Ma première recommandation consiste à mettre fin à l'absence totale de convention d'objectifs et de moyens. La réforme de la carte judiciaire devrait, selon le ministère, coûter 385 millions d'euros, qui s'ajoutent aux 1 268 millions d'euros de travaux programmés par ailleurs sur les bâtiments judiciaires. Les sommes en cause justifient largement que le contrôle soit perfectionné. Et l'Agence, contrairement à ses affirmations, n'a jamais brillé pour avoir tenu les coûts ni les délais.

L'EPPJP, inactif pendant cinq ans, a été réactivé puisque le projet est remis sur les rails. Le Président de la République a annoncé qu'il sera réalisé dans le quartier des Batignolles. L'achat du foncier est évalué à environ 60 millions d'euros. Dans le cadre du projet précédent, sur le site de Tolbiac, le coût des travaux avait été estimé à 800 millions d'euros. Est-il vraiment nécessaire de maintenir l'EPPJP en tant que maître d'ouvrage de l'opération ?

Nous avons enquêté sur la rémunération du directeur commun aux deux agences. Celui-ci ne perçoit qu'une rémunération, mais la Cour des comptes s'est rendu compte que cette dernière n'avait pas de base légale, son montant ayant été fixé par le ministre du Budget au-dessus du plafond voté par le conseil d'administration de l'Agence.
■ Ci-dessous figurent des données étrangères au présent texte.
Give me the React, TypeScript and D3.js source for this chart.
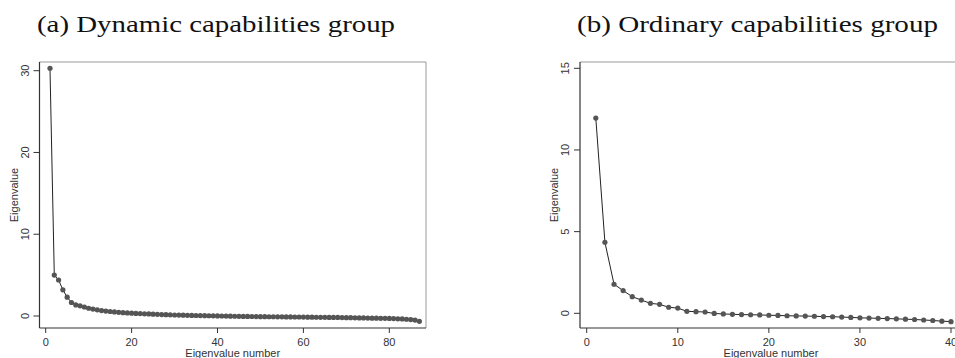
import React from 'react';
import * as d3 from 'd3';

// Eigenvalues
const dynamicEigen = [
  30.3, 5.0, 4.4, 3.2, 2.3, 1.65, 1.35, 1.25, 1.1, 0.95,
  0.85, 0.75, 0.66, 0.6, 0.55, 0.5, 0.45, 0.41, 0.38, 0.35,
  0.32, 0.3, 0.27, 0.25, 0.22, 0.2, 0.18, 0.16, 0.14, 0.12,
  0.11, 0.1, 0.08, 0.07, 0.06, 0.05, 0.04, 0.03, 0.02, 0.01,
  0.0, -0.01, -0.02, -0.03, -0.04, -0.05, -0.05, -0.06, -0.07, -0.08,
  -0.08, -0.09, -0.09, -0.1, -0.1, -0.11, -0.11, -0.12, -0.12, -0.13,
  -0.14, -0.14, -0.15, -0.16, -0.16, -0.17, -0.18, -0.18, -0.19, -0.2,
  -0.21, -0.22, -0.23, -0.24, -0.25, -0.26, -0.27, -0.28, -0.29, -0.3,
  -0.32, -0.34, -0.36, -0.4, -0.44, -0.5, -0.65,
];

const ordinaryEigen = [
  11.95, 4.35, 1.78, 1.39, 1.02, 0.81, 0.61, 0.55, 0.37, 0.32,
  0.12, 0.1, 0.08, -0.01, -0.04, -0.06, -0.08, -0.09, -0.1, -0.12,
  -0.13, -0.15, -0.16, -0.17, -0.18, -0.2, -0.21, -0.23, -0.25, -0.28,
  -0.29, -0.31, -0.32, -0.34, -0.36, -0.38, -0.41, -0.44, -0.48, -0.51,
];

const dynamicXTicks = [0, 20, 40, 60, 80];
const dynamicYTicks = [0, 10, 20, 30];
const ordinaryXTicks = [0, 10, 20, 30, 40];
const ordinaryYTicks = [0, 5, 10, 15];

const titles = ['(a) Dynamic capabilities group', '(b) Ordinary capabilities group'];

const sans = "'Liberation Sans', Arial, sans-serif";

type PanelProps = {
  values: number[];
  xTicks: number[];
  yTicks: number[];
  xScale: d3.ScaleLinear<number, number>;
  yScale: d3.ScaleLinear<number, number>;
  frame: { left: number; right: number; top: number; bottom: number };
};

const Panel = ({ values, xTicks, yTicks, xScale, yScale, frame }: PanelProps) => {
  const pts = values.map((v, i) => [i + 1, v] as [number, number]);
  const line = d3.line<[number, number]>()
    .x(d => xScale(d[0]))
    .y(d => yScale(d[1]));
  const midX = (frame.left + frame.right) / 2;
  const midY = (frame.top + frame.bottom) / 2;

  return (
    <g>
      {/* plot region outline */}
      <line x1={frame.left} x2={frame.right} y1={frame.top} y2={frame.top} stroke="#999" strokeWidth={1} />
      <line x1={frame.right} x2={frame.right} y1={frame.top} y2={frame.bottom} stroke="#999" strokeWidth={1} />
      {/* axes */}
      <line x1={frame.left} x2={frame.left} y1={frame.top} y2={frame.bottom} stroke="#333" strokeWidth={1.2} />
      <line x1={frame.left} x2={frame.right} y1={frame.bottom} y2={frame.bottom} stroke="#333" strokeWidth={1.2} />

      {yTicks.map(t => (
        <g key={'y' + t}>
          <line x1={frame.left - 6} x2={frame.left} y1={yScale(t)} y2={yScale(t)} stroke="#333" />
          <text
            transform={`translate(${frame.left - 11},${yScale(t)}) rotate(-90)`}
            textAnchor="middle"
            fontFamily={sans}
            fontSize={11}
            fill="#333"
          >{t}</text>
        </g>
      ))}
      {xTicks.map(t => (
        <g key={'x' + t}>
          <line x1={xScale(t)} x2={xScale(t)} y1={frame.bottom} y2={frame.bottom + 5} stroke="#333" />
          <text x={xScale(t)} y={frame.bottom + 18} textAnchor="middle" fontFamily={sans} fontSize={11} fill="#333">{t}</text>
        </g>
      ))}

      <text
        transform={`translate(${frame.left - 22},${midY}) rotate(-90)`}
        textAnchor="middle"
        fontFamily={sans}
        fontSize={11}
        fill="#333"
      >Eigenvalue</text>
      <text x={midX} y={frame.bottom + 29} textAnchor="middle" fontFamily={sans} fontSize={11} fill="#333">Eigenvalue number</text>

      <path d={line(pts) ?? ''} fill="none" stroke="#222" strokeWidth={1} />
      {pts.map(d => (
        <circle key={d[0]} cx={xScale(d[0])} cy={yScale(d[1])} r={2.6} fill="#555" />
      ))}
    </g>
  );
};

export default function App() {
  const width = 955;
  const height = 358;

  const frameA = { left: 39.5, right: 426, top: 62, bottom: 328 };
  const xA = d3.scaleLinear().domain([0, 80]).range([45.7, 389.3]);
  const yA = d3.scaleLinear().domain([0, 30]).range([316, 70.7]);

  const frameB = { left: 580, right: 962, top: 62, bottom: 328 };
  const xB = d3.scaleLinear().domain([0, 40]).range([586.7, 951]);
  const yB = d3.scaleLinear().domain([0, 15]).range([313.3, 68.3]);

  return (
    <svg width={width} height={height} style={{ position: 'absolute', left: 0, top: 0, background: '#fff' }}>
      <rect width={width} height={height} fill="#fff" />
      <text x={37} y={31.5} fontFamily="'Liberation Serif', 'Times New Roman', serif" fontSize={24}
        textLength={358} lengthAdjust="spacingAndGlyphs" fill="#111">{titles[0]}</text>
      <text x={577} y={31.5} fontFamily="'Liberation Serif', 'Times New Roman', serif" fontSize={24}
        textLength={361} lengthAdjust="spacingAndGlyphs" fill="#111">{titles[1]}</text>
      <Panel values={dynamicEigen} xTicks={dynamicXTicks} yTicks={dynamicYTicks} xScale={xA} yScale={yA} frame={frameA} />
      <Panel values={ordinaryEigen} xTicks={ordinaryXTicks} yTicks={ordinaryYTicks} xScale={xB} yScale={yB} frame={frameB} />
    </svg>
  );
}
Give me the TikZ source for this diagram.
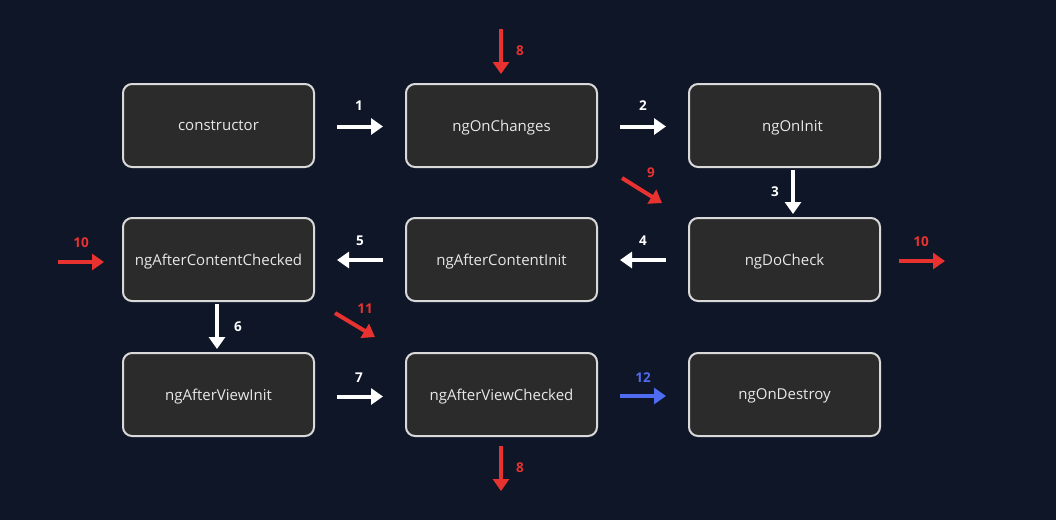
\documentclass[tikz,border=0pt]{standalone}
\usepackage{fontspec}
\setmainfont{Open Sans}
\usetikzlibrary{arrows.meta,calc}
\definecolor{bg}{HTML}{0E1628}
\definecolor{boxfill}{HTML}{2B2B2B}
\definecolor{boxline}{HTML}{D9D9D9}
\definecolor{boxtext}{HTML}{E8E8E8}
\definecolor{myred}{HTML}{E8322F}
\definecolor{myblue}{HTML}{4F6BF0}
\tikzset{
  box/.style={draw=boxline, line width=2pt, fill=boxfill, rounded corners=9pt,
    minimum width=191pt, minimum height=83pt, inner sep=0pt, text depth=0pt,
    text=boxtext, font=\fontsize{15pt}{18pt}\selectfont},
  warr/.style={draw=white, line width=4pt, -{Triangle[length=12pt,width=16pt]}},
  rarr/.style={draw=myred, line width=4pt, -{Triangle[length=12pt,width=16pt]}},
  barr/.style={draw=myblue, line width=4pt, -{Triangle[length=12pt,width=16pt]}},
  wlab/.style={text=white, font=\bfseries\fontsize{13.5pt}{15pt}\selectfont, inner sep=0pt},
  rlab/.style={wlab, text=myred},
  blab/.style={wlab, text=myblue},
}
\begin{document}
\begin{tikzpicture}[x=1pt,y=-1pt]
\path[fill=bg, use as bounding box] (0,0) rectangle (1056,520);

\node[box] (c)   at (218.5,125.5) {constructor};
\node[box] (oc)  at (501.5,125.5) {ngOnChanges};
\node[box] (oi)  at (784.5,125.5) {\hspace*{16pt}ngOnInit};
\node[box] (acc) at (218.5,259.5) {ngAfterContentChecked};
\node[box] (aci) at (501.5,259.5) {ngAfterContentInit};
\node[box] (dc)  at (784.5,259.5) {ngDoCheck};
\node[box] (avi) at (218.5,394.5) {ngAfterViewInit};
\node[box] (avc) at (501.5,394.5) {ngAfterViewChecked};
\node[box] (od)  at (784.5,394.5) {ngOnDestroy};

% white flow arrows
\draw[warr] ($(c.east)+(22,1)$) -- ($(oc.west)+(-22,1)$);
\node[wlab] (l1) at (359,106) {1};
\draw[warr] ($(oc.east)+(22,1)$) -- ($(oi.west)+(-22,1)$);
\node[wlab] (l2) at (643,106) {2};
\draw[warr] ($(oi.south)+(8.5,2)$) -- ($(dc.north)+(8.5,-3)$);
\node[wlab] (l3) at (775,192) {3};
\draw[warr] ($(dc.west)+(-22,0.5)$) -- ($(aci.east)+(22,0.5)$);
\node[wlab] (l4) at (643,241) {4};
\draw[warr] ($(aci.west)+(-22,0.5)$) -- ($(acc.east)+(22,0.5)$);
\node[wlab] (l5) at (360,241) {5};
\draw[warr] ($(acc.south)+(-1.5,2)$) -- ($(avi.north)+(-1.5,-3)$);
\node[wlab] (l6) at (238,327) {6};
\draw[warr] ($(avi.east)+(22,2)$) -- ($(avc.west)+(-22,2)$);
\node[wlab] (l7) at (359,378) {7};
\draw[barr] ($(avc.east)+(22,1.5)$) -- ($(od.west)+(-22,1.5)$);
\node[blab] (l12) at (643,378) {12};

% red arrows
\coordinate (t8a) at (501,29);
\draw[rarr] (t8a) -- ($(oc.north)+(-0.5,-9)$);
\node[rlab] (l8a) at (520,51) {8};
\coordinate (t8b) at (501,491);
\draw[rarr] ($(avc.south)+(-0.5,9)$) -- (t8b);
\node[rlab] (l8b) at (520,468) {8};
\coordinate (s9) at (622,178);
\coordinate (e9) at (662,203);
\draw[rarr] (s9) -- (e9);
\node[rlab] (l9) at (651,173) {9};
\coordinate (s10) at (58,262);
\draw[rarr] (s10) -- ($(acc.west)+(-18,2.5)$);
\node[rlab] (l10a) at (81,243) {10};
\coordinate (e10) at (945,261);
\draw[rarr] ($(dc.east)+(18,1.5)$) -- (e10);
\node[rlab] (l10b) at (921,242) {10};
\coordinate (s11) at (335,313);
\coordinate (e11) at (375,337);
\draw[rarr] (s11) -- (e11);
\node[rlab] (l11) at (365,309) {11};
\end{tikzpicture}
\end{document}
Je reviens une nouvelle fois sur le centre de conférences de l'immeuble du ministère des Affaires étrangères, situé rue de la Convention à Paris. Le ministère, souvenez-vous, a installé une grande partie de ses services dans l'ancien immeuble de l'Imprimerie nationale, vendu 85 millions d'euros à une filiale, de droit luxembourgeois, de Carlyle. Le montage a permis à cette société d'échapper à 40 millions d'imposition des plus-values puisque l'immeuble rénové a été revendu 375 millions d'euros au ministère des Affaires étrangères. Cet immeuble, de forme trapézoïdale, abrite en son milieu un centre de conférences qui aurait pu remplacer celui, cédé, de l'avenue Kléber. Mais il ne peut prétendre pour le moment au statut de centre international dans la mesure où des bureaux donnent dessus, ce qui n'est pas compatible avec les règles de sécurité ; il y manque au surplus des salles de réunion pour les délégations étrangères. Cela étant, les bureaux peuvent accueillir 1 400 agents alors que la RGPP n'en prévoit que 1 000. Un réaménagement éviterait de construire un nouveau centre international, qui coûterait au moins 100 millions d'euros.

À l'issue de cet exposé, je vous invite à donner un avis favorable au vote du compte d'affectation spéciale Gestion du patrimoine immobilier de l'État et des crédits de la mission Gestion des finances publiques et des ressources humaines, dont j'ai évoqué le programme Entretien des bâtiments de l'État.